Apoorva Singh Vishnoi & Rishabha Meena

In the GATT era, the GATT Contracting Parties sought to justify their measures under security exceptions, but these exceptions were never interpreted in a dispute before a GATT panel. Consequentially, there was not adequate guidance concerning the interpretation of the security exceptions provisions. However, with the recent Panel Reports in the WTO disputes Russia – Traffic in Transit and Saudi Arabia – IPRs, the panel interpreted the security exceptions provisions for the first time. This will have a lasting effect on the WTO dispute settlements mechanism. But apart from the WTO agreements, these rulings will also have implications on the interpretation of security exceptions provisions incorporated in the FTAs entered into by the WTO Members.
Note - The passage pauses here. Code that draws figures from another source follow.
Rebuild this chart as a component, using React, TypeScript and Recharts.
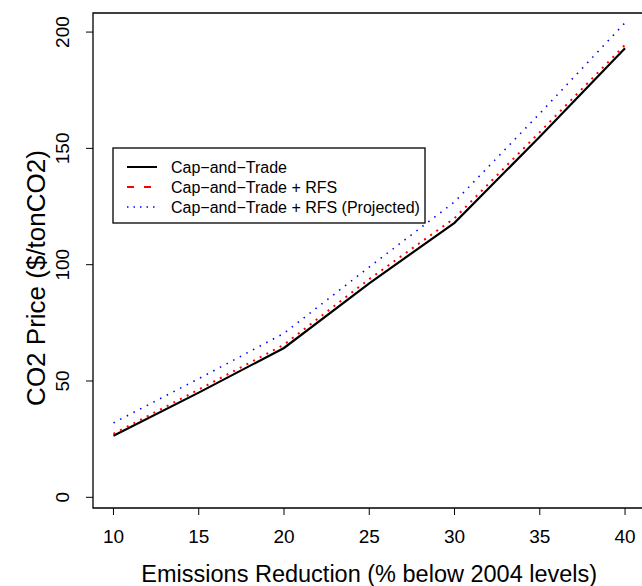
import { LineChart, Line, XAxis, YAxis, ReferenceArea } from "recharts";

// emission reduction (% below 2004 levels)
const reductions = [10, 15, 20, 25, 30, 35, 40];
// CO2 price ($/tonCO2) per scenario
const capTrade = [26.5, 45, 64.2, 92, 118, 155, 193];
const capTradeRfs = [27.3, 46.3, 65.6, 93.8, 120, 157, 194.5];
const capTradeRfsProj = [32, 51, 70.5, 99, 127, 165, 204];

const xTicks = [10, 15, 20, 25, 30, 35, 40];
const yTicks = [0, 50, 100, 150, 200];

const X_DOMAIN: [number, number] = [8.8, 41.2];
const Y_DOMAIN: [number, number] = [-4.6, 208.2];

const FONT = "'Liberation Sans', Arial, Helvetica, sans-serif";

const data = reductions.map((r, i) => ({
  x: r,
  ct: capTrade[i],
  rfs: capTradeRfs[i],
  proj: capTradeRfsProj[i],
}));

const legendItems = [
  { label: "Cap\u2212and\u2212Trade", color: "#000", dash: undefined, width: 2 },
  { label: "Cap\u2212and\u2212Trade + RFS", color: "#ff0000", dash: "7 10", width: 2 },
  { label: "Cap\u2212and\u2212Trade + RFS (Projected)", color: "#0000ff", dash: "1.5 5", width: 1.5 },
];

function XTick({ x, y, payload }: any) {
  return (
    <text x={x} y={y + 28} textAnchor="middle" fontSize={19} fill="#000" fontFamily={FONT}>
      {payload.value}
    </text>
  );
}

function YTick({ x, y, payload }: any) {
  const bx = x - 17;
  return (
    <text
      x={bx}
      y={y}
      textAnchor="middle"
      fontSize={19}
      fill="#000"
      fontFamily={FONT}
      transform={`rotate(-90, ${bx}, ${y})`}
    >
      {payload.value}
    </text>
  );
}

// y axis title, drawn at a fixed spot like R's mtext
function YTitle() {
  const x = 45;
  const y = 278;
  return (
    <text
      x={x}
      y={y}
      textAnchor="middle"
      fontSize={26}
      fill="#000"
      fontFamily={FONT}
      transform={`rotate(-90, ${x}, ${y})`}
    >
      CO2 Price ($/tonCO2)
    </text>
  );
}

export default function App() {
  return (
    <div
      style={{
        position: "absolute",
        left: 0,
        top: 0,
        width: 642,
        height: 586,
        overflow: "hidden",
        background: "#fff",
        fontFamily: FONT,
      }}
    >
      <LineChart
        width={660}
        height={586}
        data={data}
        margin={{ top: 13, right: 14.5, bottom: 0, left: 0 }}
      >
        <XAxis
          dataKey="x"
          type="number"
          domain={X_DOMAIN}
          ticks={xTicks}
          allowDataOverflow
          axisLine={false}
          tickLine={{ stroke: "#000" }}
          tickSize={7}
          tickMargin={0}
          tick={<XTick />}
          height={78}
          label={{
            value: "Emissions Reduction (% below 2004 levels)",
            position: "insideBottom",
            offset: 0,
            dy: -4,
            fontSize: 23.5,
            fill: "#000",
            fontFamily: FONT,
          }}
        />
        <YAxis
          type="number"
          domain={Y_DOMAIN}
          ticks={yTicks}
          allowDataOverflow
          axisLine={false}
          tickLine={{ stroke: "#000" }}
          tickSize={7}
          tickMargin={0}
          tick={<YTick />}
          width={93}
          label={{ content: () => <YTitle /> }}
        />
        <ReferenceArea
          x1={X_DOMAIN[0]}
          x2={X_DOMAIN[1]}
          y1={Y_DOMAIN[0]}
          y2={Y_DOMAIN[1]}
          fill="none"
          stroke="#000"
          strokeWidth={1.3}
          ifOverflow="visible"
        />
        <Line
          dataKey="ct"
          stroke="#000"
          strokeWidth={2.2}
          dot={false}
          isAnimationActive={false}
        />
        <Line
          dataKey="rfs"
          stroke="#ff0000"
          strokeWidth={2}
          strokeDasharray="2 5.5"
          dot={false}
          isAnimationActive={false}
        />
        <Line
          dataKey="proj"
          stroke="#0000ff"
          strokeWidth={1.6}
          strokeDasharray="1.5 6"
          dot={false}
          isAnimationActive={false}
        />
      </LineChart>

      <svg
        width={314}
        height={77}
        style={{ position: "absolute", left: 112, top: 147 }}
      >
        <rect x={1} y={1} width={312} height={75} fill="#fff" stroke="#000" strokeWidth={1.3} />
        {legendItems.map((it, i) => (
          <g key={it.label}>
            <line
              x1={15}
              x2={45}
              y1={20 + i * 20}
              y2={20 + i * 20}
              stroke={it.color}
              strokeWidth={it.width}
              strokeDasharray={it.dash}
            />
            <text x={59} y={26 + i * 20} fontSize={16} fill="#000" fontFamily={FONT}>
              {it.label}
            </text>
          </g>
        ))}
      </svg>
    </div>
  );
}
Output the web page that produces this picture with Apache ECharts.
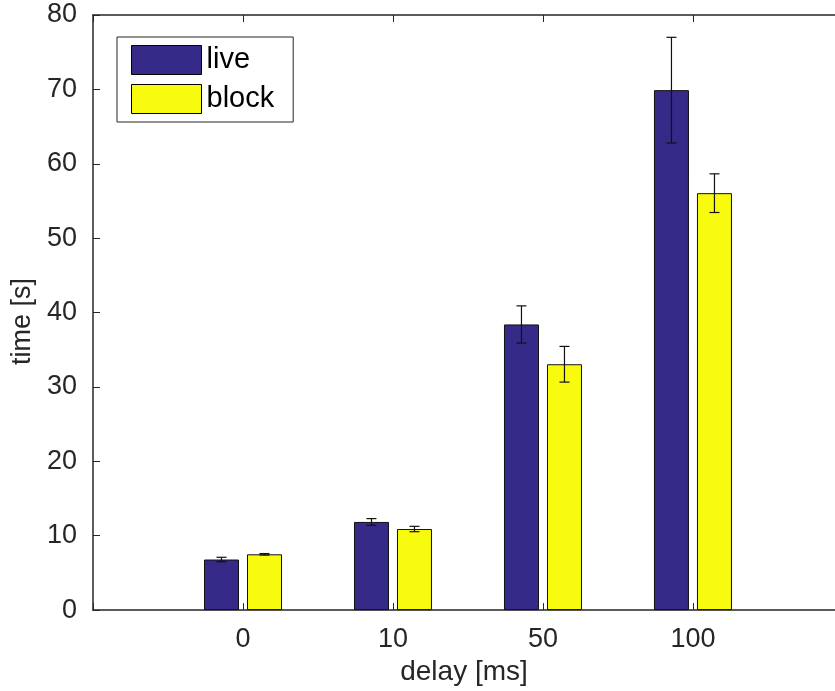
<!DOCTYPE html>
<html>
<head>
<meta charset="utf-8">
<script src="https://cdn.jsdelivr.net/npm/echarts@6/dist/echarts.min.js"></script>
<style>
  html, body { margin: 0; padding: 0; background: #fff; }
  #chart { width: 835px; height: 691px; }
</style>
</head>
<body>
<div id="chart"></div>
<script>
// Delay settings on the x axis
const categories = ['0', '10', '50', '100'];
// Mean completion time [s] per delay
const liveValues = [6.8, 11.85, 38.4, 69.9];
const blockValues = [7.5, 10.9, 33.05, 56.05];
// Half-length of the error bars [s]
const liveErrors = [0.3, 0.45, 2.5, 7.1];
const blockErrors = [0.1, 0.36, 2.4, 2.6];
const yTicks = [0, 10, 20, 30, 40, 50, 60, 70, 80];

const seriesNames = ['live', 'block'];
const colors = ['#352A87', '#F9FB0E'];
const textColor = '#262626';
const fontFamily = '"Liberation Sans", Arial, Helvetica, sans-serif';
const BAR_W = 35;
const BAR_GAP = 8;
const OFFSET = (BAR_W + BAR_GAP) / 2;
// the plot box is cropped on the right: the visible x range ends just before 5
const X_MAX = 4.947;

const chart = echarts.init(document.getElementById('chart'), null, { renderer: 'canvas' });

// bar positions sit at 1..n on a 0..n+1 value axis
const toPairs = vals => vals.map((v, i) => [i + 1, v]);

function errorSeries(vals, errs, sign) {
  return {
    type: 'custom',
    silent: true,
    z: 5,
    data: vals.map((v, i) => [i + 1, v, errs[i]]),
    renderItem: function (params, api) {
      const x = api.value(0), v = api.value(1), e = api.value(2);
      const top = api.coord([x, v + e]);
      const bot = api.coord([x, v - e]);
      const cx = top[0] + sign * OFFSET;
      const cap = 5;
      const style = { stroke: '#111', lineWidth: 1.2 };
      return {
        type: 'group',
        children: [
          { type: 'line', shape: { x1: cx, y1: top[1], x2: cx, y2: bot[1] }, style },
          { type: 'line', shape: { x1: cx - cap, y1: top[1], x2: cx + cap, y2: top[1] }, style },
          { type: 'line', shape: { x1: cx - cap, y1: bot[1], x2: cx + cap, y2: bot[1] }, style }
        ]
      };
    }
  };
}

const axisLineStyle = { color: textColor, width: 1.5 };
const xLabelFormatter = v => (Number.isInteger(v) && v >= 1 && v <= categories.length ? categories[v - 1] : '');

chart.setOption({
  animation: false,
  backgroundColor: '#fff',
  textStyle: { fontFamily: fontFamily, color: textColor },
  grid: { left: 93, top: 15, right: 0, bottom: 80, containLabel: false },
  legend: {
    orient: 'vertical',
    left: 117,
    top: 37,
    padding: [8, 19, 8, 14],
    itemWidth: 70,
    itemHeight: 29,
    itemGap: 9,
    icon: 'rect',
    borderColor: textColor,
    borderWidth: 1,
    borderRadius: 0,
    backgroundColor: '#fff',
    data: seriesNames,
    textStyle: { fontSize: 29, color: '#000', fontFamily: fontFamily },
    itemStyle: { borderColor: '#000', borderWidth: 1 }
  },
  xAxis: [{
    type: 'value',
    min: 0,
    max: X_MAX,
    interval: 1,
    name: 'delay [ms]',
    nameLocation: 'middle',
    nameGap: 47,
    nameTextStyle: { fontSize: 28, color: textColor, fontFamily: fontFamily },
    axisLine: { show: true, lineStyle: axisLineStyle },
    axisTick: { show: true, inside: true, length: 7, lineStyle: { color: textColor } },
    axisLabel: {
      fontSize: 27, color: textColor, margin: 16, fontFamily: fontFamily,
      showMaxLabel: false,
      formatter: xLabelFormatter
    },
    splitLine: { show: false }
  }, {
    type: 'value',
    position: 'top',
    min: 0,
    max: X_MAX,
    interval: 1,
    axisLine: { show: true, lineStyle: axisLineStyle },
    axisTick: { show: true, inside: true, length: 7, lineStyle: { color: textColor } },
    axisLabel: { show: false },
    splitLine: { show: false }
  }],
  yAxis: [{
    type: 'value',
    min: yTicks[0],
    max: yTicks[yTicks.length - 1],
    interval: yTicks[1] - yTicks[0],
    name: 'time [s]',
    nameLocation: 'middle',
    nameGap: 52,
    nameTextStyle: { fontSize: 27, color: textColor, fontFamily: fontFamily, padding: [0, 18, 0, 0] },
    axisLine: { show: true, lineStyle: axisLineStyle },
    axisTick: { show: true, inside: true, length: 7, lineStyle: { color: textColor } },
    axisLabel: { fontSize: 27, color: textColor, margin: 16, fontFamily: fontFamily },
    splitLine: { show: false }
  }],
  series: [
    {
      name: seriesNames[0],
      type: 'bar',
      data: toPairs(liveValues),
      barWidth: BAR_W,
      barGap: (BAR_GAP / BAR_W * 100) + '%',
      itemStyle: { color: colors[0], borderColor: '#111', borderWidth: 1 }
    },
    {
      name: seriesNames[1],
      type: 'bar',
      data: toPairs(blockValues),
      barWidth: BAR_W,
      barGap: (BAR_GAP / BAR_W * 100) + '%',
      itemStyle: { color: colors[1], borderColor: '#111', borderWidth: 1 }
    },
    errorSeries(liveValues, liveErrors, -1),
    errorSeries(blockValues, blockErrors, 1)
  ]
});
</script>
</body>
</html>
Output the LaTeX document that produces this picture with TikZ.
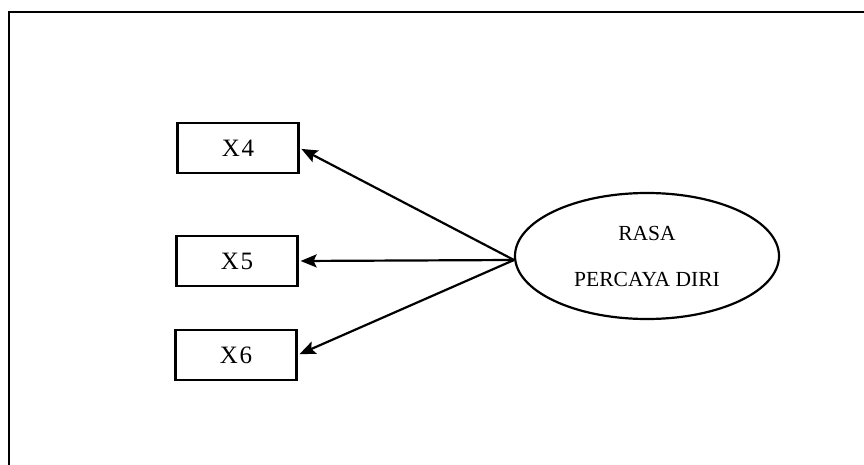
\documentclass[tikz,border=0pt]{standalone}
\usepackage{fontspec}
\setmainfont{Liberation Serif}
\usetikzlibrary{arrows.meta,shapes.geometric}
\begin{document}
\begin{tikzpicture}[x=1pt,y=-1pt,
  ind/.style={draw,line width=2.2pt,minimum width=121pt,minimum height=50pt,inner sep=0pt,font=\fontsize{25}{30}\selectfont},
  lat/.style={draw,ellipse,line width=2.2pt,minimum width=264pt,minimum height=126pt,inner sep=0pt,align=center,font=\fontsize{21.5}{46}\selectfont},
  arr/.style={line width=2.2pt,-{Stealth[length=16pt,width=13pt,inset=3pt]},shorten >=2pt}]
\useasboundingbox (0,0) rectangle (864,465);
\clip (0,0) rectangle (864,465);
\fill[white] (0,0) rectangle (864,465);
\draw[line width=2.2pt] (9,12) rectangle (885,490);
\node[ind] (x4) at (238,148) {X\hspace{1.5pt}4};
\node[ind] (x5) at (237,261) {X\hspace{1.5pt}5};
\node[ind] (x6) at (236,355) {X\hspace{1.5pt}6};
\node[lat] (f) at (647,256) {RASA\\PERCAYA DIRI};
\coordinate (src) at (514,260);
\draw[arr] (src) -- (x4.east);
\draw[arr] (src) -- (x5.east);
\draw[arr] (src) -- (x6.east);
\end{tikzpicture}
\end{document}
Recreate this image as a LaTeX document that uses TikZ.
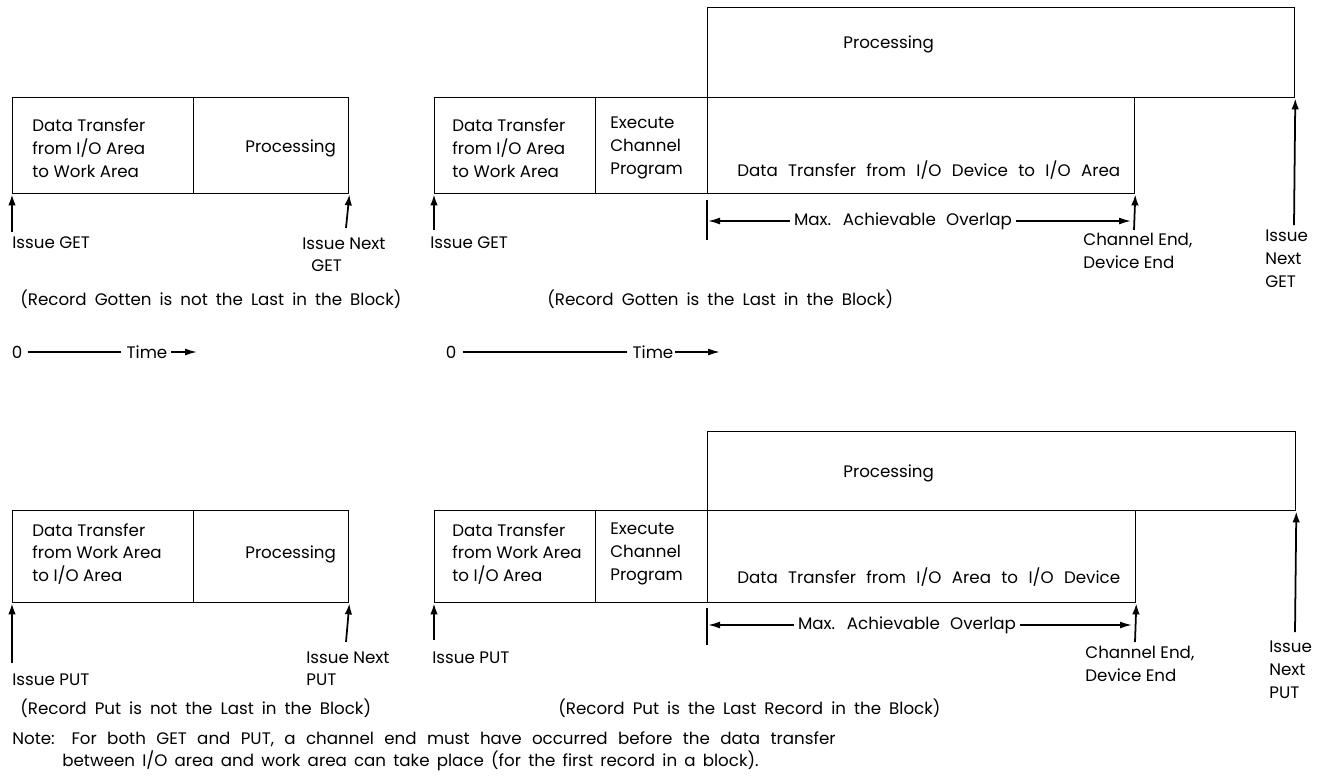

In the FTAs, the Members have adopted distinct approaches to the WTO security exceptions and modified them through the addition of new grounds for their invocation or making stipulations as to their self-judging nature. Similar trends have been followed in the Indian FTAs as well. But, while more and more FTAs incorporate language divergent from the WTO provisions to address issues concerning the grounds for their invocation and justiciability, there is little understanding of how and why this divergence is occurring. The recent Panel Reports are also going to affect this trend of divergence. Against this background, this article assesses the debate concerning security exceptions and the implication of the recent Panel Reports on them, specifically the WTO dispute of Saudi Arabia – IPRs. Further, the article analyses the approaches towards security exception provisions across FTAs with a specific emphasis on the Indian FTAs. Finally, the Article concludes by identifying the way ahead.